Identify the lines that contain the string "picture", then copy each of them.

--- BEGIN DATASET EXCERPT ---

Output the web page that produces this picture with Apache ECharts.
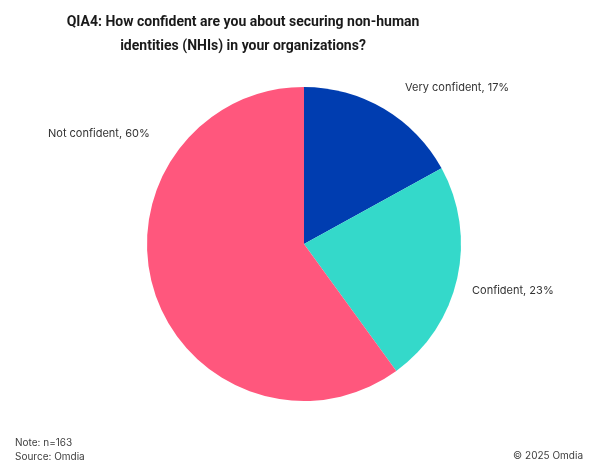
<!DOCTYPE html>
<html>
<head>
<meta charset="utf-8">
<script src="https://cdn.jsdelivr.net/npm/echarts@6/dist/echarts.min.js"></script>
<style>
  html, body { margin: 0; padding: 0; background: #fff; }
  #main { width: 598px; height: 472px; }
</style>
</head>
<body>
<div id="main"></div>
<script>
// data
var categories = ['Very confident', 'Confident', 'Not confident'];
var values = [17, 23, 60];
var colors = ['#003DB0', '#34D9CA', '#FF577D'];

// label anchor positions (top-left, px) as drawn in the original
var labelSpots = [[405, 82], [472, 285], [48, 128]];

var myChart = echarts.init(document.getElementById('main'));

var pieData = [];
for (var i = 0; i < categories.length; i++) {
    pieData.push({
        name: categories[i],
        value: values[i],
        itemStyle: { color: colors[i] }
    });
}

var option = {
    backgroundColor: '#ffffff',
    animation: false,
    title: [
        {
            text: 'QIA4: How confident are you about securing non-human\nidentities (NHIs) in your organizations?',
            left: 238,
            top: 5,
            textAlign: 'center',
            textStyle: {
                fontFamily: 'Roboto, sans-serif',
                fontSize: 14,
                fontWeight: 'bold',
                color: '#1a1a1a',
                lineHeight: 24
            }
        },
        {
            text: 'Note: n=163\nSource: Omdia',
            left: 10,
            top: 431,
            textStyle: {
                fontFamily: 'Inter, sans-serif',
                fontSize: 10,
                fontWeight: 'normal',
                color: '#404040',
                lineHeight: 14
            }
        },
        {
            text: '\u00a9 2025 Omdia',
            right: 10,
            top: 446,
            textStyle: {
                fontFamily: 'Inter, sans-serif',
                fontSize: 10,
                fontWeight: 'normal',
                color: '#404040'
            }
        }
    ],
    series: [
        {
            type: 'pie',
            center: [304, 244],
            radius: 157,
            startAngle: 90,
            clockwise: true,
            data: pieData,
            label: {
                show: true,
                position: 'outside',
                formatter: '{b}, {c}%',
                fontFamily: 'Inter, sans-serif',
                fontSize: 11,
                color: '#333333',
                overflow: 'none',
                width: 200
            },
            labelLine: { show: false },
            labelLayout: function (params) {
                var p = labelSpots[params.dataIndex];
                return { x: p[0], y: p[1], align: 'left', verticalAlign: 'top' };
            },
            emphasis: { disabled: true }
        }
    ]
};

myChart.setOption(option);
</script>
</body>
</html>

--- END DATASET EXCERPT ---

→ RESULT FOR THIS EXERCISE:
Output the web page that produces this picture with Apache ECharts.

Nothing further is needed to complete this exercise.